== RECORD SET ==
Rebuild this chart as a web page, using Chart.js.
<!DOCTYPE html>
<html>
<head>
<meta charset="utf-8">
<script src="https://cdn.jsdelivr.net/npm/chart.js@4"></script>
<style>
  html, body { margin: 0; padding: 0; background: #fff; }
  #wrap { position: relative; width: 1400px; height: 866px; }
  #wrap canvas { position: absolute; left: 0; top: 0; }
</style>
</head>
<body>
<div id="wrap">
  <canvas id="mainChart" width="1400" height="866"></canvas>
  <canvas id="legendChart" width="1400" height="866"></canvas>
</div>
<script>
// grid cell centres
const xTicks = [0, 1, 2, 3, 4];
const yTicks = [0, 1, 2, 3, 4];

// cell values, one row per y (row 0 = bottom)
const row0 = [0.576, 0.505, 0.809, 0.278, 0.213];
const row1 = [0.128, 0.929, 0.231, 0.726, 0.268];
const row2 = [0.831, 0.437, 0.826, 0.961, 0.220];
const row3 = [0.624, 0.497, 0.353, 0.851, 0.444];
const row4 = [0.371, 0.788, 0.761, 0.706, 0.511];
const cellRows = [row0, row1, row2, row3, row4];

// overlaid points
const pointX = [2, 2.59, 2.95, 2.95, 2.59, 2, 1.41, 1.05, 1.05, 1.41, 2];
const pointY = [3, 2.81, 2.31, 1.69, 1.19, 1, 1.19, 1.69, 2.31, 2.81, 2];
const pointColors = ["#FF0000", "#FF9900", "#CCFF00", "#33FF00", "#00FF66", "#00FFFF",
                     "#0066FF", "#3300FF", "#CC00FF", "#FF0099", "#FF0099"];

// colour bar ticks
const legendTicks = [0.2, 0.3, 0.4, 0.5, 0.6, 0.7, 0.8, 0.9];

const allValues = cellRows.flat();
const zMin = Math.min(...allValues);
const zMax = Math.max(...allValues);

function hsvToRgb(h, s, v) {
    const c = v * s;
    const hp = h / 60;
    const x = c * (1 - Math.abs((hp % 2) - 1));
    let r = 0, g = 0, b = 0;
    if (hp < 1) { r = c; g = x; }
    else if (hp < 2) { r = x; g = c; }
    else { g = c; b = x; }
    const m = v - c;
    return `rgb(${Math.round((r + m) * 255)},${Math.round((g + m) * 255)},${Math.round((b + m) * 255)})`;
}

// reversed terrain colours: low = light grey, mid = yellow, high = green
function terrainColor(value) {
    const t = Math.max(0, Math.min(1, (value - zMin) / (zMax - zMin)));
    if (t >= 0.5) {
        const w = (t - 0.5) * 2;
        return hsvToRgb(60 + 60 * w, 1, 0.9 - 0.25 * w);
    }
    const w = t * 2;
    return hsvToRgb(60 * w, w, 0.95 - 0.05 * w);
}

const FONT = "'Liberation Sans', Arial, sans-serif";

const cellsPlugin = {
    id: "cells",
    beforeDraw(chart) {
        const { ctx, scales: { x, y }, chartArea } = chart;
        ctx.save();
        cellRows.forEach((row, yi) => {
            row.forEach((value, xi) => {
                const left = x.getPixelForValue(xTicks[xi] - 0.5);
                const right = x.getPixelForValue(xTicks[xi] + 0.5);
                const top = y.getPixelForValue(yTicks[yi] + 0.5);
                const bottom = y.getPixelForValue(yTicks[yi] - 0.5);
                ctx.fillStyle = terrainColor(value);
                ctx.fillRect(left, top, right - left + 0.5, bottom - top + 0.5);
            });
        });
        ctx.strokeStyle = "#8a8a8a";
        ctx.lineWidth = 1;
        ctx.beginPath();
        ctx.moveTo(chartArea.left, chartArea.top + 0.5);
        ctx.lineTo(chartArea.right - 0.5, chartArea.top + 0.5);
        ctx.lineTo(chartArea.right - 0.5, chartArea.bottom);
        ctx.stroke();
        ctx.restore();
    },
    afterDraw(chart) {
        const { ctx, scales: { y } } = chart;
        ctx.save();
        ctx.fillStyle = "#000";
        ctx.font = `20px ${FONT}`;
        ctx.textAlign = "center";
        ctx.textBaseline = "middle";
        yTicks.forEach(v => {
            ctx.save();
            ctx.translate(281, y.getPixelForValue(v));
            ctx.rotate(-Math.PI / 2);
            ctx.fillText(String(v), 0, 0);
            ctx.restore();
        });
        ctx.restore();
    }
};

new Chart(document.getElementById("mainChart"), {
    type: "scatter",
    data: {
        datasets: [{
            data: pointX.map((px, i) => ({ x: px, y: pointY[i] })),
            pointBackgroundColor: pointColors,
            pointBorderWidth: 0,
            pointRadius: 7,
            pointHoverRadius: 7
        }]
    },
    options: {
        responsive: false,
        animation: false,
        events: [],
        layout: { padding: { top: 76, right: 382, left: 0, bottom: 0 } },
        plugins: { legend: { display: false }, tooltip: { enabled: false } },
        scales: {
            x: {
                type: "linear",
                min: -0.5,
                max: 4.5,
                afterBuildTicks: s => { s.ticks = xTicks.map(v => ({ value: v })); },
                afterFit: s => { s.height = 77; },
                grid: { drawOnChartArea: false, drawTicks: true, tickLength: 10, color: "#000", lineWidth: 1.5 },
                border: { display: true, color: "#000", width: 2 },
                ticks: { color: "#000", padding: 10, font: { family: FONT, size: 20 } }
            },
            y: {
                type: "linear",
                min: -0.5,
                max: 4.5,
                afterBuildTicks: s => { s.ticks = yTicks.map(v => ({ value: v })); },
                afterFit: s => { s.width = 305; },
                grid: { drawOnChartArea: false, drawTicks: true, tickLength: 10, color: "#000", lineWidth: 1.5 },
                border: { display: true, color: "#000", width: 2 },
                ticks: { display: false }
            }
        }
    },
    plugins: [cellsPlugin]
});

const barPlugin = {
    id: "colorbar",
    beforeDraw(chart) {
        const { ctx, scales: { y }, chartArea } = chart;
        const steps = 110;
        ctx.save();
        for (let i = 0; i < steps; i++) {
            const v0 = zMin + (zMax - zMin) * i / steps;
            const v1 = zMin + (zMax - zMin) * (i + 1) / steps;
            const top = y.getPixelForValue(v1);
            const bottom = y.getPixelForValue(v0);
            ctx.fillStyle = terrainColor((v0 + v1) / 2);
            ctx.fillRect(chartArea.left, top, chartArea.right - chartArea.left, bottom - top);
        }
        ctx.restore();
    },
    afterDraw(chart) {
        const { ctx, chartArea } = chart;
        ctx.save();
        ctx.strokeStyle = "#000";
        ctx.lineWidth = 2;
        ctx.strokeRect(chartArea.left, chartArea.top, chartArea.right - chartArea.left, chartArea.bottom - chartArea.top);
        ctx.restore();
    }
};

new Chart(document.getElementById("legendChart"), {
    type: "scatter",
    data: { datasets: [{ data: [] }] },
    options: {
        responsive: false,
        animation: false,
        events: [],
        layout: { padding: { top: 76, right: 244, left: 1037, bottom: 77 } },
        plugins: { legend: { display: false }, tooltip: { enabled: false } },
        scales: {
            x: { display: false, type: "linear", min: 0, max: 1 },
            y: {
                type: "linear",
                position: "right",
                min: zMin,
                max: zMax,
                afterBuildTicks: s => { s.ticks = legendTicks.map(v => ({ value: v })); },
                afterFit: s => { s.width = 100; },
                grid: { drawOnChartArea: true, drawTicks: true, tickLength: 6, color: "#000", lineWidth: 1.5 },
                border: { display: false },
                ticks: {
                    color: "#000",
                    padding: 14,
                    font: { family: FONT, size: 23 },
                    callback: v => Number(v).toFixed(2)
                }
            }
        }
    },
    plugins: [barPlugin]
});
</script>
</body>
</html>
===
== RECORD SET ==
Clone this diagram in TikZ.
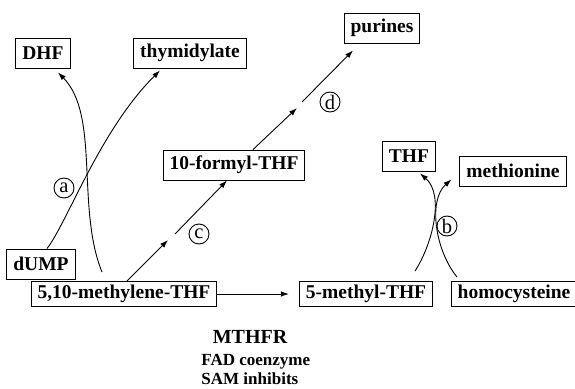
===
== RECORD SET ==
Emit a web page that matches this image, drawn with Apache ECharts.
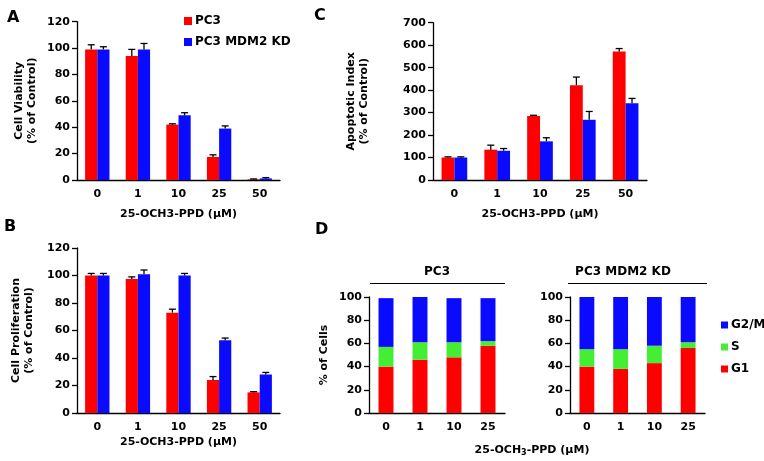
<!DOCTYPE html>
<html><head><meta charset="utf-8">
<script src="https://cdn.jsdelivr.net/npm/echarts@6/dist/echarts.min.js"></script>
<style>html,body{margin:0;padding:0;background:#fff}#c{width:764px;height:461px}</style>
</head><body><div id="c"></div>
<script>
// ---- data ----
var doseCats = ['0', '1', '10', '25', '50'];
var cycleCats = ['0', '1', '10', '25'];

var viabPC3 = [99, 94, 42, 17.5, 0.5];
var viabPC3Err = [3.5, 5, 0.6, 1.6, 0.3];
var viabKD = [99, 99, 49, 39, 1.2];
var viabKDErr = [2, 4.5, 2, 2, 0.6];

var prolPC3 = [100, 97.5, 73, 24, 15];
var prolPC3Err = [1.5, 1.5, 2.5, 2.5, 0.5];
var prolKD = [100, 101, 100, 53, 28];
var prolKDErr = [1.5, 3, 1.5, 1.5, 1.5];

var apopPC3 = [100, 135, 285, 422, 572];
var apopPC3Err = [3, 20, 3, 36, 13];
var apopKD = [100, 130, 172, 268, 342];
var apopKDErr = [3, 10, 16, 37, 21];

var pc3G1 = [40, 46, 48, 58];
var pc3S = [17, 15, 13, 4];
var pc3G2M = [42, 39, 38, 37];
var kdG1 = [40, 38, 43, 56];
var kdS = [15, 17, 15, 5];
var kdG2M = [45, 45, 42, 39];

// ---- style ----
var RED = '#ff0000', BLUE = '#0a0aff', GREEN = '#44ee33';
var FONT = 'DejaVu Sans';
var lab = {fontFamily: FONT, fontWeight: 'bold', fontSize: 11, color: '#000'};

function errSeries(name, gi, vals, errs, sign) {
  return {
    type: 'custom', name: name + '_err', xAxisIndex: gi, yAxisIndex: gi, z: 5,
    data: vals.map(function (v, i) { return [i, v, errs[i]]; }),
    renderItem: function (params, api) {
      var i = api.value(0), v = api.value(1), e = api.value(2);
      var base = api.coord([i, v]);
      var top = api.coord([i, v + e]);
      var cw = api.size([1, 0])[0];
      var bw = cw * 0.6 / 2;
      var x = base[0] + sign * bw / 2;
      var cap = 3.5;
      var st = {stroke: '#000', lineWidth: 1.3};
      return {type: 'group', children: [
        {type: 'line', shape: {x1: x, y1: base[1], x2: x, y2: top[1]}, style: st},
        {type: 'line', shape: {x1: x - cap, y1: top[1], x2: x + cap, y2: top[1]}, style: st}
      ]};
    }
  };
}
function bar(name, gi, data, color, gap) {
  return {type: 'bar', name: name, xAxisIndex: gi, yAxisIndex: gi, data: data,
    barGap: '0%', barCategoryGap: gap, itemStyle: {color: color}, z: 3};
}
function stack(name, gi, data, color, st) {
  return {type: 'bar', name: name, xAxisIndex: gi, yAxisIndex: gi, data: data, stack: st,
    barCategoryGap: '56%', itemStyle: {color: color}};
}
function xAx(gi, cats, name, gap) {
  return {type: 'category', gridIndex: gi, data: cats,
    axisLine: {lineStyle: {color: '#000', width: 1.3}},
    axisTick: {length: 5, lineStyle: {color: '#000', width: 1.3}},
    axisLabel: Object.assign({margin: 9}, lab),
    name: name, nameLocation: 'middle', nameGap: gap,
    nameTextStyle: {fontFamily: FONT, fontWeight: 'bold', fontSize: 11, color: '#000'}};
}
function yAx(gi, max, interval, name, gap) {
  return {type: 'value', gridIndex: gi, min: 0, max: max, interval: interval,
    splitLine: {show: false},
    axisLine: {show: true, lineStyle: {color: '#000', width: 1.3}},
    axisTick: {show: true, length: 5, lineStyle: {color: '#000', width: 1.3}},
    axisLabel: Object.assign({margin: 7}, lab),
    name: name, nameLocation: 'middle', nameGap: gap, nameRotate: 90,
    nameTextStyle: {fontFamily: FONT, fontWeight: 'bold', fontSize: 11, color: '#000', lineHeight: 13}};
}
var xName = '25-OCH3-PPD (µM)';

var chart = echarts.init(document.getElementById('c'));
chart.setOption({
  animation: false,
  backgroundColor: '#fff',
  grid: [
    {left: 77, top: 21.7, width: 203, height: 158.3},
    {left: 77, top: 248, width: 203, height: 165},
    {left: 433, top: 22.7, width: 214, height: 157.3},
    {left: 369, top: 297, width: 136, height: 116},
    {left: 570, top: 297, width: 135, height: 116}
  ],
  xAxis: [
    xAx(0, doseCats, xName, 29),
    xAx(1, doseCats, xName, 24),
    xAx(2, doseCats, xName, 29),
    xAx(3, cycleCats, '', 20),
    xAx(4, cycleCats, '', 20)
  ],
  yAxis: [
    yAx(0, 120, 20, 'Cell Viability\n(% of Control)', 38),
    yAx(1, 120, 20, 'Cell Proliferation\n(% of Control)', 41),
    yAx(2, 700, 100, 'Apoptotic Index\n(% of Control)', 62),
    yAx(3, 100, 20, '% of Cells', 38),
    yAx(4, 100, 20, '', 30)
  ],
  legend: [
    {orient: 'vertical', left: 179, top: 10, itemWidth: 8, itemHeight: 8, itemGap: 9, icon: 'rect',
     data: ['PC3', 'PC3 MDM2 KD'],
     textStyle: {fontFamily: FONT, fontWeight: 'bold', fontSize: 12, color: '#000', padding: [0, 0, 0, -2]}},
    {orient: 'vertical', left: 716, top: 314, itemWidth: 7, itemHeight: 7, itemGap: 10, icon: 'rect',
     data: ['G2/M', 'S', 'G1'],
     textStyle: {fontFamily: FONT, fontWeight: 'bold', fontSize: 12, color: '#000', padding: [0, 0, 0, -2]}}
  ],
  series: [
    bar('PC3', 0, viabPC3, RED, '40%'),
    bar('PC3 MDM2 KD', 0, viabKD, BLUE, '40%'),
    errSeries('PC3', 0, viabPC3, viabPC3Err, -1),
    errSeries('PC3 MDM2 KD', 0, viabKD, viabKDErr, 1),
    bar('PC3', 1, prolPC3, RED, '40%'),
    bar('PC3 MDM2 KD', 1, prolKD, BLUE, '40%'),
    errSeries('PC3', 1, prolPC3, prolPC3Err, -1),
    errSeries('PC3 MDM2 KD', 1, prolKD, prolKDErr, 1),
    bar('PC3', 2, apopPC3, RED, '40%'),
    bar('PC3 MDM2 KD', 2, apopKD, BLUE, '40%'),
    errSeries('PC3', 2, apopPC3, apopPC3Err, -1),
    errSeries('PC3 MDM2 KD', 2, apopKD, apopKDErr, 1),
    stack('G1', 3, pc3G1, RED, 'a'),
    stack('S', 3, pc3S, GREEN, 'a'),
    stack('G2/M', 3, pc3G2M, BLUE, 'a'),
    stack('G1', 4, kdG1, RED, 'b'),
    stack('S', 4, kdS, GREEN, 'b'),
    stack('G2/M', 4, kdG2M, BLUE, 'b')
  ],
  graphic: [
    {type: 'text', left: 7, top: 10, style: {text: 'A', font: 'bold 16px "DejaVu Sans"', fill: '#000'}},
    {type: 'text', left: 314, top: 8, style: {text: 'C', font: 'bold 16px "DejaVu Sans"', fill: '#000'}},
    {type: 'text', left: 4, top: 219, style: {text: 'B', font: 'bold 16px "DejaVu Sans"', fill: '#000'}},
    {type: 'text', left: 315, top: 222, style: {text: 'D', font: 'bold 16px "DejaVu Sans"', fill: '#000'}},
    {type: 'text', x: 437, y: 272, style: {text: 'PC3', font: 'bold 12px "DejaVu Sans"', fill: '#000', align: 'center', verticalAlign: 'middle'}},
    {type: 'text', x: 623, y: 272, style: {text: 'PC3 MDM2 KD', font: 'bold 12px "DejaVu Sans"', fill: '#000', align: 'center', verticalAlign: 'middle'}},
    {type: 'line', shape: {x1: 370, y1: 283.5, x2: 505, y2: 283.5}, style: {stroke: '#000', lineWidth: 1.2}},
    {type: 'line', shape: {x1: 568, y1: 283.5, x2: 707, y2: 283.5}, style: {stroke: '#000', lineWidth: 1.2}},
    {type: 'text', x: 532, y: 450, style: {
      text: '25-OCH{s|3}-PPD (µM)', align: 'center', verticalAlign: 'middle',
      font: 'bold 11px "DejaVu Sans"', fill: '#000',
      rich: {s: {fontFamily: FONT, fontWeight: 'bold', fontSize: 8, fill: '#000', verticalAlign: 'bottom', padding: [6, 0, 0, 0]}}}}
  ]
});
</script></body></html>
===
BRIEF.
Could you quote, word for word, only the lines from the one containing "Emit a web page" through the one containing "var kdG2M = [45, 45, 42, 39];", both included, and leave out any pictures?

RESULT OF THE EXERCISE.
Emit a web page that matches this image, drawn with Apache ECharts.
<!DOCTYPE html>
<html><head><meta charset="utf-8">
<script src="https://cdn.jsdelivr.net/npm/echarts@6/dist/echarts.min.js"></script>
<style>html,body{margin:0;padding:0;background:#fff}#c{width:764px;height:461px}</style>
</head><body><div id="c"></div>
<script>
// ---- data ----
var doseCats = ['0', '1', '10', '25', '50'];
var cycleCats = ['0', '1', '10', '25'];

var viabPC3 = [99, 94, 42, 17.5, 0.5];
var viabPC3Err = [3.5, 5, 0.6, 1.6, 0.3];
var viabKD = [99, 99, 49, 39, 1.2];
var viabKDErr = [2, 4.5, 2, 2, 0.6];

var prolPC3 = [100, 97.5, 73, 24, 15];
var prolPC3Err = [1.5, 1.5, 2.5, 2.5, 0.5];
var prolKD = [100, 101, 100, 53, 28];
var prolKDErr = [1.5, 3, 1.5, 1.5, 1.5];

var apopPC3 = [100, 135, 285, 422, 572];
var apopPC3Err = [3, 20, 3, 36, 13];
var apopKD = [100, 130, 172, 268, 342];
var apopKDErr = [3, 10, 16, 37, 21];

var pc3G1 = [40, 46, 48, 58];
var pc3S = [17, 15, 13, 4];
var pc3G2M = [42, 39, 38, 37];
var kdG1 = [40, 38, 43, 56];
var kdS = [15, 17, 15, 5];
var kdG2M = [45, 45, 42, 39];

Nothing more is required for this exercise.